Needle close

Bruce was off this week so we are reprinting his Aug. 3, 2000, epistle:

I had a recent weekend to kill, and the thought of stickin’ around doing various homey projects was simply not cutting it. The vibe of the tribe was pointed more to the door, toward exploring the northern end of Pyramid Lake, that much ignored territory that includes the foreboding yet enticing Needles Hot Springs.

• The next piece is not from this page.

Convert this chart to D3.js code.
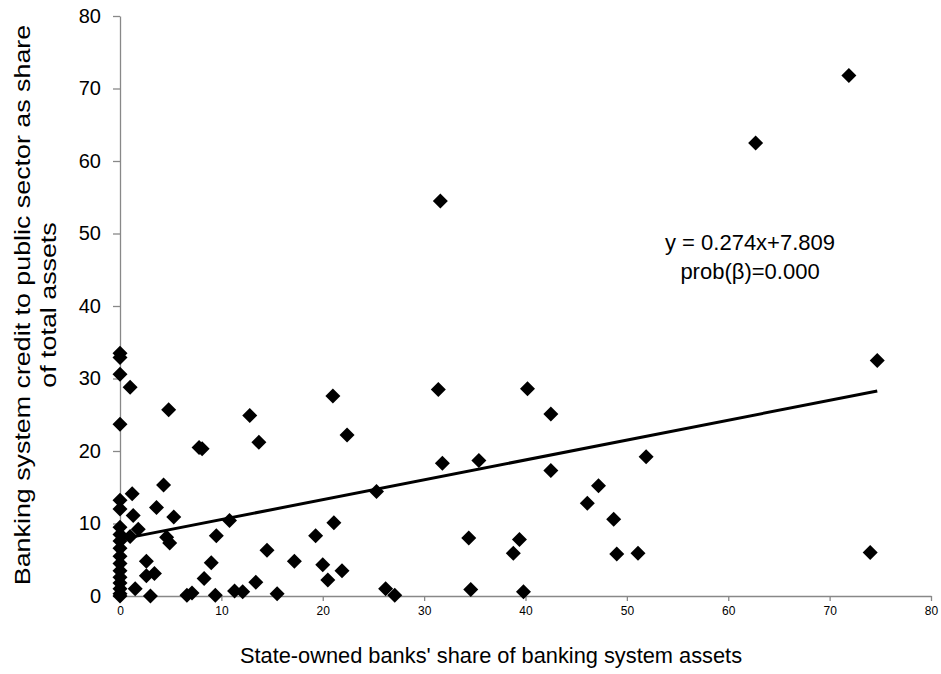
<!DOCTYPE html>
<html>
<head>
<meta charset="utf-8">
<script src="https://cdn.jsdelivr.net/npm/d3@7"></script>
<style>
  html, body { margin: 0; padding: 0; background: #fff; }
  svg { display: block; }
  text { font-family: 'Liberation Sans', Arial, sans-serif; fill: #000; }
</style>
</head>
<body>
<svg id="chart" width="941" height="674"></svg>
<script>
// State-owned banks' share of banking system assets (x)
const stateShare = [
  0, 0, 0, 0, 0, 0, 0, 0, 0, 0, 0, 0, 0, 0, 0, 0, 0, 0,
  1.0, 4.8, 7.8, 8.1, 1.2, 1.3, 4.3, 3.6, 5.3, 1.8, 1.0, 4.6, 4.9,
  2.6, 2.6, 3.4, 1.5, 3.0, 6.6, 7.1, 8.3, 9.0, 9.5, 10.8,
  12.8, 13.7, 21.0, 22.4, 25.3, 19.3, 21.1, 14.5, 17.2, 20.0, 21.9, 20.5,
  13.4, 9.4, 11.3, 12.1, 15.5, 26.2, 27.1,
  31.4, 40.2, 42.5, 31.8, 35.4, 42.5, 34.4, 39.4, 38.8, 34.6, 39.8,
  51.9, 47.2, 46.1, 48.7, 49.0, 51.1,
  31.6, 71.9, 62.7, 74.7, 74.0
];
// Banking system credit to public sector as share of total assets (y)
const publicCredit = [
  33.5, 32.9, 30.6, 23.7, 13.2, 12.0, 9.5, 8.5, 7.6, 6.6, 5.5, 4.5, 3.5, 2.6, 1.8, 1.0, 0.3, 0.0,
  28.8, 25.7, 20.5, 20.3, 14.1, 11.1, 15.3, 12.2, 10.9, 9.2, 8.2, 8.1, 7.3,
  4.8, 2.8, 3.1, 1.0, 0.0, 0.1, 0.4, 2.4, 4.6, 8.3, 10.4,
  24.9, 21.2, 27.6, 22.2, 14.4, 8.3, 10.1, 6.3, 4.8, 4.3, 3.5, 2.2,
  1.9, 0.1, 0.7, 0.6, 0.3, 1.0, 0.1,
  28.5, 28.6, 25.1, 18.3, 18.7, 17.3, 8.0, 7.8, 5.9, 0.9, 0.6,
  19.2, 15.2, 12.8, 10.6, 5.8, 5.9,
  54.5, 71.8, 62.5, 32.5, 6.0
];
const xTicks = [0, 10, 20, 30, 40, 50, 60, 70, 80];
const yTicks = [0, 10, 20, 30, 40, 50, 60, 70, 80];
const trendSlope = 0.274;
const trendIntercept = 7.809;
const equationLines = ["y = 0.274x+7.809", "prob(\u03B2)=0.000"];
const xTitle = "State-owned banks' share of banking system assets";
const yTitleLines = ["Banking system credit to public sector as share", "of total assets"];

const points = stateShare.map((x, i) => ({ x, y: publicCredit[i] }));

const svg = d3.select("#chart");
const x = d3.scaleLinear().domain([0, 80]).range([120, 931]);
const y = d3.scaleLinear().domain([0, 80]).range([596, 16]);
const axisColor = "#888888";

// X axis
const gx = svg.append("g")
  .attr("transform", `translate(0,${y(0)})`)
  .call(d3.axisBottom(x).tickValues(xTicks).tickSize(5).tickSizeOuter(0).tickPadding(5).tickFormat(d3.format("d")));
gx.select(".domain").attr("stroke", axisColor).attr("stroke-width", 1.3);
gx.selectAll(".tick line").attr("stroke", axisColor).attr("stroke-width", 1.3);
gx.selectAll(".tick text").attr("font-size", 12)
  .attr("font-family", "'Liberation Sans Narrow', 'Liberation Sans', Arial, sans-serif");

// Y axis
const gy = svg.append("g")
  .attr("transform", `translate(${x(0)},0)`)
  .call(d3.axisLeft(y).tickValues(yTicks).tickSize(7).tickSizeOuter(0).tickPadding(12).tickFormat(d3.format("d")));
gy.select(".domain").attr("stroke", axisColor).attr("stroke-width", 1.3);
gy.selectAll(".tick line").attr("stroke", axisColor).attr("stroke-width", 1.3);
gy.selectAll(".tick text").attr("font-size", 20);

// Trend line
const xMin = d3.min(stateShare), xMax = d3.max(stateShare);
svg.append("line")
  .attr("x1", x(xMin)).attr("y1", y(trendIntercept + trendSlope * xMin))
  .attr("x2", x(xMax)).attr("y2", y(trendIntercept + trendSlope * xMax))
  .attr("stroke", "#000").attr("stroke-width", 3);

// Markers (diamonds)
const r = 7.5;
svg.append("g").selectAll("path")
  .data(points)
  .join("path")
  .attr("transform", d => `translate(${x(d.x)},${y(d.y)})`)
  .attr("d", `M0,${-r}L${r},0L0,${r}L${-r},0Z`)
  .attr("fill", "#000");

// Equation annotation
svg.append("text")
  .attr("x", 750).attr("y", 250)
  .attr("text-anchor", "middle").attr("font-size", 22)
  .selectAll("tspan").data(equationLines).join("tspan")
  .attr("x", 750).attr("dy", (d, i) => i === 0 ? 0 : 29)
  .text(d => d);

// X title
svg.append("text")
  .attr("x", 491).attr("y", 663)
  .attr("text-anchor", "middle").attr("font-size", 21.8)
  .text(xTitle);

// Y title (slightly elongated along its length, as in the reference)
const yt = svg.append("text")
  .attr("transform", "translate(0,305) rotate(-90) scale(1.22,1)")
  .attr("text-anchor", "middle").attr("font-size", 22);
yt.selectAll("tspan").data(yTitleLines).join("tspan")
  .attr("x", 0).attr("y", (d, i) => 30 + i * 26)
  .text(d => d);
</script>
</body>
</html>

So there I was, clattering down the dirt road toward Warrior Point, where the fork in the road split off to either Sand Pass or the Needicular Netherworld. The sign just past the fork was fairly explicit, and printed in easy-to-read large type: “The Needles Area is closed. It’s especially closed to heavy metal creeps and zoned-out hippies who come out here with some wafer-thin, semi-bogus veneer of so-called respect for this place, only to eventually pass out gurgling and twitching in their sleeping bags due to a very disrespectful overconsumption of various intoxicants, hallucinogens, and Jagermeisters. Nuts to that. Beat it.”

The sign had the desired effect on me, namely a sudden infusion of respect for the Needles. I consequently stayed on the high road, continuing eastward, content to view these impressive sharks’ teeth of prehistoric tufa from a respectful distance. My destination was the far northeastern segment of Pyramid, and an area known as Hell’s Kitchen.

Imagine my genuine surprise, then, when the so-called high road took a dive right into the Needles. Oops. Despite my respectful intentions, I was rollin’ into the verboten zone.

I drove in farther, confident that the story of my honest mistake would hold up when subjected to hard-boiled questioning at the hands of the tribal police. Then again, it was apparent that no one else was in the vicinity. What the hell, might as well look around for a minute. I hadn’t been out to this dramatic, spooky spot since that kegger in ’92. In no time, the road got very close to the shore of the lake, so much so that I had to stop to make sure there was room enough to pass and proceed on to the hot springs area.

And that was when I couldn’t help but notice … there was no hot springs area. What the—? It wasn’t just that the hot springs had somehow been sealed off to humanoids. There were no hot springs, period.

That entire section of the Needles, where campsites used to overlook those comfy pools of thermalized water, is now under water, drowned in a lake that has risen these last six winters of above-average snowpacks.

This development just may let heavy-metal creeps and zoned-out hippies off the hook.

Here are three things you will find in abundance beyond the forbidden Needles: brush, dirt, lizards, space, quiet, sunlight and solitude.